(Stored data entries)
_____

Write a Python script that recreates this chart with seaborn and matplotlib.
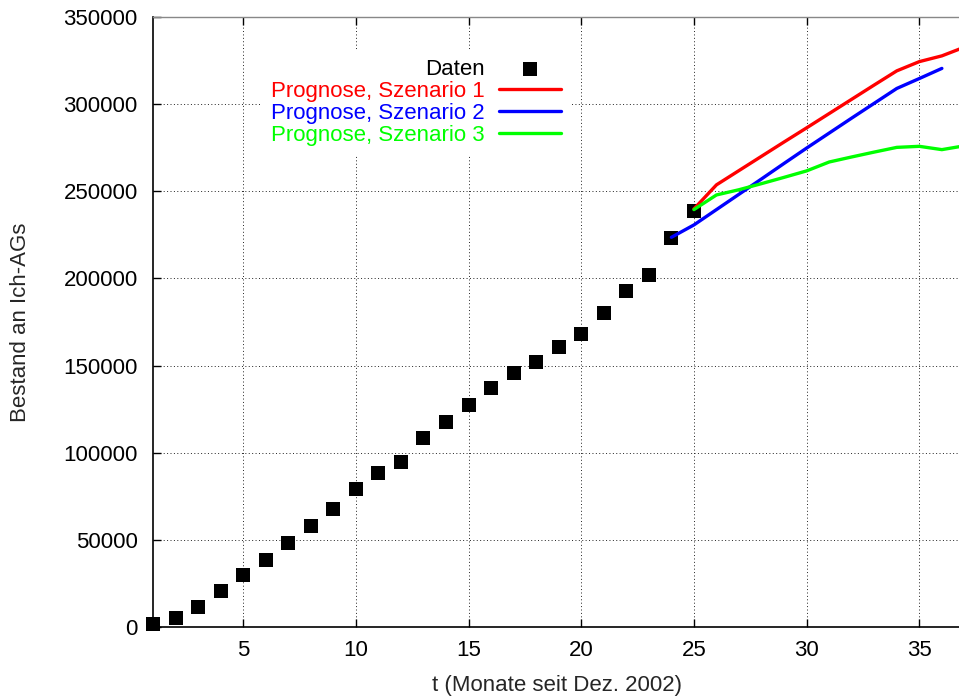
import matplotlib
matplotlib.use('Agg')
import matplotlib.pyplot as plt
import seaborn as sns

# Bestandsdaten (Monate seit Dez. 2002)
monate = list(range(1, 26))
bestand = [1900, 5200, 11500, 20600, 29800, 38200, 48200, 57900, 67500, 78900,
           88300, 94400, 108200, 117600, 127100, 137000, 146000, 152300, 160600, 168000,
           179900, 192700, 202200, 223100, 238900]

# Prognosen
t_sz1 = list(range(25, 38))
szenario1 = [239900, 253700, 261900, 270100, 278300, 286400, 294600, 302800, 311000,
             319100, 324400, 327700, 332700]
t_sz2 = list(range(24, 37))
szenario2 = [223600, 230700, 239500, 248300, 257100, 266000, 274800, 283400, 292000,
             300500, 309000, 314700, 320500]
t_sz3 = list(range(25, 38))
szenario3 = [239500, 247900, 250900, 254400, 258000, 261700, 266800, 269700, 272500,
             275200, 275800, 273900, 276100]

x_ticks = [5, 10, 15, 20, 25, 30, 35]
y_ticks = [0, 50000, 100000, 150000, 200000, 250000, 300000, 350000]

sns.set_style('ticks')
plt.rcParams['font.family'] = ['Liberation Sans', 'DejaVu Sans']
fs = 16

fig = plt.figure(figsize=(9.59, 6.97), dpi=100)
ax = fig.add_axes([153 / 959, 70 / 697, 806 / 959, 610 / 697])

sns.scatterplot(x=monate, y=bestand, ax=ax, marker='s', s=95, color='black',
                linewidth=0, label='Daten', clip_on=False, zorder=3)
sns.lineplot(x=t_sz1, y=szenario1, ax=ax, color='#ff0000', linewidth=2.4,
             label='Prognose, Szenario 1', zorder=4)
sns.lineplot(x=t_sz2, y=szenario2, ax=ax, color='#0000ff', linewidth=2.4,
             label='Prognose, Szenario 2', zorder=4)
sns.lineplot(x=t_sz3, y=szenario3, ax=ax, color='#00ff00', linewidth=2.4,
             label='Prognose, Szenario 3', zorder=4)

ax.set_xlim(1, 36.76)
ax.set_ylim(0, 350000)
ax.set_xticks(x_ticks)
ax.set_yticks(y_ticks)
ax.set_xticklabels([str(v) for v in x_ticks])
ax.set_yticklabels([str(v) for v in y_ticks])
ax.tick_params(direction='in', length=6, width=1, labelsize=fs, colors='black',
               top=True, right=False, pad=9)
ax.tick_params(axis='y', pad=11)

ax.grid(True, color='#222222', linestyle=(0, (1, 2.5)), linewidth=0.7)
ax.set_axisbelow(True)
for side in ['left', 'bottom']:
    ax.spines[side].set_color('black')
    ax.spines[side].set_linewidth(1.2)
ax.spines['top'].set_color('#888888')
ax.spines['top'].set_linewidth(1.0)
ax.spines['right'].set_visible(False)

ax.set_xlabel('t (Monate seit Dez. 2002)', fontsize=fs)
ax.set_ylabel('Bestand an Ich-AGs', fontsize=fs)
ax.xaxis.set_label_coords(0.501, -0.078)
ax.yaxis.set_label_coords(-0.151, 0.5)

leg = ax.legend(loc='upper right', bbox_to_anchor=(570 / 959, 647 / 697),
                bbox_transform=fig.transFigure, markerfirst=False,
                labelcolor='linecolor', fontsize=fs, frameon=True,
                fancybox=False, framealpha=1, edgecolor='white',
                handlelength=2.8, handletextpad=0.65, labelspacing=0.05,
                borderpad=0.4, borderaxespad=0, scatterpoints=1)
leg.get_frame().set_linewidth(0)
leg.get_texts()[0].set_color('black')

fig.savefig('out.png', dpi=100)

_____

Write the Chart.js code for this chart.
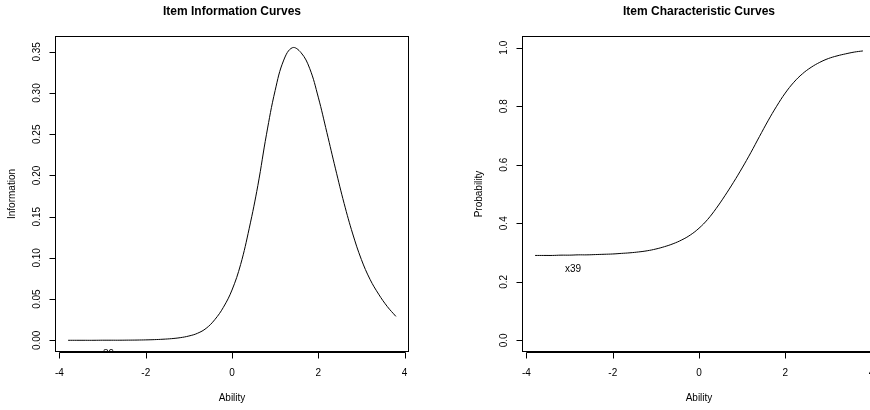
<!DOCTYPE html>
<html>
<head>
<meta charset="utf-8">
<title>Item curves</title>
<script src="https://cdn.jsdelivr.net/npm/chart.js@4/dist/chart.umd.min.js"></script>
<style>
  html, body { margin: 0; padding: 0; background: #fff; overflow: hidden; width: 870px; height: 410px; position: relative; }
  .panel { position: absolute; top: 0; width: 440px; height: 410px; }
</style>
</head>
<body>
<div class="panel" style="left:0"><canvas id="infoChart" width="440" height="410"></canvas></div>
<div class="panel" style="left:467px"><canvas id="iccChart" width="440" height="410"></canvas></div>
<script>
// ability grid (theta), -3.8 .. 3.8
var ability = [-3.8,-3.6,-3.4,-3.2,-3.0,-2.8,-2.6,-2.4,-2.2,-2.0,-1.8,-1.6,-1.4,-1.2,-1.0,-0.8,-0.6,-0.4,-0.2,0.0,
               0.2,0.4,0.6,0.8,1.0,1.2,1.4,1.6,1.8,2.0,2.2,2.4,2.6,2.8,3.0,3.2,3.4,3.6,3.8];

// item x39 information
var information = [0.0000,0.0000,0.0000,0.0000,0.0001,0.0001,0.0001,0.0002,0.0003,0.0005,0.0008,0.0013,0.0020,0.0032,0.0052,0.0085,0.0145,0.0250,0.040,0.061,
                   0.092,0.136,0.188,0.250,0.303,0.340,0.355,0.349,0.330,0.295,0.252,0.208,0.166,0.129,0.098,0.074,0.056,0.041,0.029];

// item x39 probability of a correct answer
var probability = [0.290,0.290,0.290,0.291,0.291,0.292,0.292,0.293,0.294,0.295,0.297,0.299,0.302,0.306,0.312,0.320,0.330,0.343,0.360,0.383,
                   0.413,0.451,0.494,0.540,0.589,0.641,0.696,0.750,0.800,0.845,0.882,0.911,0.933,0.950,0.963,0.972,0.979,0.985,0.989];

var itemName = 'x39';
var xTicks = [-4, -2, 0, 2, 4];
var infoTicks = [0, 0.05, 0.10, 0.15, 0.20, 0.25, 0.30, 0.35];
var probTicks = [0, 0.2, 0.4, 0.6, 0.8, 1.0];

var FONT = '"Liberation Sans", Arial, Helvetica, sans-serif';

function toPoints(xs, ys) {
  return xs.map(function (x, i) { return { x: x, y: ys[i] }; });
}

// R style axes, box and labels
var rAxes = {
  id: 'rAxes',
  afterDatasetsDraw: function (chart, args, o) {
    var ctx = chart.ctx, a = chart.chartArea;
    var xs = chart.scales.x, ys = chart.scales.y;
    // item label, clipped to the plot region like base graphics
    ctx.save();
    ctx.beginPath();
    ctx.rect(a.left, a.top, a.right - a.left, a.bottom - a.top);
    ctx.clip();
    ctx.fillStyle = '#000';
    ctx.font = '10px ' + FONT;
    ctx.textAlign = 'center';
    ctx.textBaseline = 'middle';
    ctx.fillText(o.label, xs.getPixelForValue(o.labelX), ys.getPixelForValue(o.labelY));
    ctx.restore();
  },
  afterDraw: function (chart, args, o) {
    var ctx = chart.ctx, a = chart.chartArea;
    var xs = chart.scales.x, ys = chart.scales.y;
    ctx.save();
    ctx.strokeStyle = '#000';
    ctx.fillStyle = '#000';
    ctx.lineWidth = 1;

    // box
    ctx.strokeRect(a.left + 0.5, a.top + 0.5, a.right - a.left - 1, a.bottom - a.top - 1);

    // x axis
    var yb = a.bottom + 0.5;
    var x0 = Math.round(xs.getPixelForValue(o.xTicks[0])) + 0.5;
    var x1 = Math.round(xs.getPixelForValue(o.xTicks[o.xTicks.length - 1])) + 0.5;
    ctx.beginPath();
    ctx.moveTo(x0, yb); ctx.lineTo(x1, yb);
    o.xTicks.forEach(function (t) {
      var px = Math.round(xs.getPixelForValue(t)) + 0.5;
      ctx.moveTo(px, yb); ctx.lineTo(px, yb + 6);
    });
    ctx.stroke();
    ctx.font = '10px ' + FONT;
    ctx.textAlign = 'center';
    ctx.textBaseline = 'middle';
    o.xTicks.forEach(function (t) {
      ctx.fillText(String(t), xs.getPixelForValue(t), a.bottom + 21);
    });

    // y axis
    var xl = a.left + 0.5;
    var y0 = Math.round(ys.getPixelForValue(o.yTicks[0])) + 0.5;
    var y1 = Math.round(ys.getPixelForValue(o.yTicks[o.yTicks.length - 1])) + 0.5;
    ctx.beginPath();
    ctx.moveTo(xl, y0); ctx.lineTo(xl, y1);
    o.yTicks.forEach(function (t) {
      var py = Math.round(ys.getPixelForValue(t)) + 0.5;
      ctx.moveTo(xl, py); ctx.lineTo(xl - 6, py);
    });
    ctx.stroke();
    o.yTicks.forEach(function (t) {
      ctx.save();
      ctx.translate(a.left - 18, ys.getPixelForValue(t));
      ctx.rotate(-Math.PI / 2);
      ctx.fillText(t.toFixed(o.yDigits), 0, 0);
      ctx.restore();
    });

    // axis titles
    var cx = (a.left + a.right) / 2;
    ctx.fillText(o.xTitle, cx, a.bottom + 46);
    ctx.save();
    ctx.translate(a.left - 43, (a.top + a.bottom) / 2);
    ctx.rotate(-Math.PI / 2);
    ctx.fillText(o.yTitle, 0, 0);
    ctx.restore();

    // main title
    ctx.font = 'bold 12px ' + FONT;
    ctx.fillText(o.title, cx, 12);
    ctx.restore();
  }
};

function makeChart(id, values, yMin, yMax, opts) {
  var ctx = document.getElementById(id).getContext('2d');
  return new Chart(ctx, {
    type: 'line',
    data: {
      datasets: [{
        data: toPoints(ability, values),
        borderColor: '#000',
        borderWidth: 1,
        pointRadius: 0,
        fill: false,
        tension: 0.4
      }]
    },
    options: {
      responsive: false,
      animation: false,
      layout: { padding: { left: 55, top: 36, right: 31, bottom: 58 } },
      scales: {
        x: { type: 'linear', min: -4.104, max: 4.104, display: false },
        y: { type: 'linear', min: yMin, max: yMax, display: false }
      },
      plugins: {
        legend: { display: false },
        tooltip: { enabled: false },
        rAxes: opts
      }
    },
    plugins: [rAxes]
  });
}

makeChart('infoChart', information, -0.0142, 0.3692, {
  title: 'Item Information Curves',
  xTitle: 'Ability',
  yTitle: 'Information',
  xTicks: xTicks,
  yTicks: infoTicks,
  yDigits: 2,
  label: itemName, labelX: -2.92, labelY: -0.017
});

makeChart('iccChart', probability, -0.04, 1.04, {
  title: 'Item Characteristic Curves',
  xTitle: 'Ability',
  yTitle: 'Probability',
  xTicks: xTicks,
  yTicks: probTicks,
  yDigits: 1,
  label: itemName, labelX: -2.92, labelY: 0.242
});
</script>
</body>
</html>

_____

Task instructions.
Leave the pictures out and copy exactly the lines from the one with "Write a Python" through the one with "179900, 192700, 202200, 223100, 238900]", nothing more.

Correct output.
Write a Python script that recreates this chart with seaborn and matplotlib.
import matplotlib
matplotlib.use('Agg')
import matplotlib.pyplot as plt
import seaborn as sns

# Bestandsdaten (Monate seit Dez. 2002)
monate = list(range(1, 26))
bestand = [1900, 5200, 11500, 20600, 29800, 38200, 48200, 57900, 67500, 78900,
           88300, 94400, 108200, 117600, 127100, 137000, 146000, 152300, 160600, 168000,
           179900, 192700, 202200, 223100, 238900]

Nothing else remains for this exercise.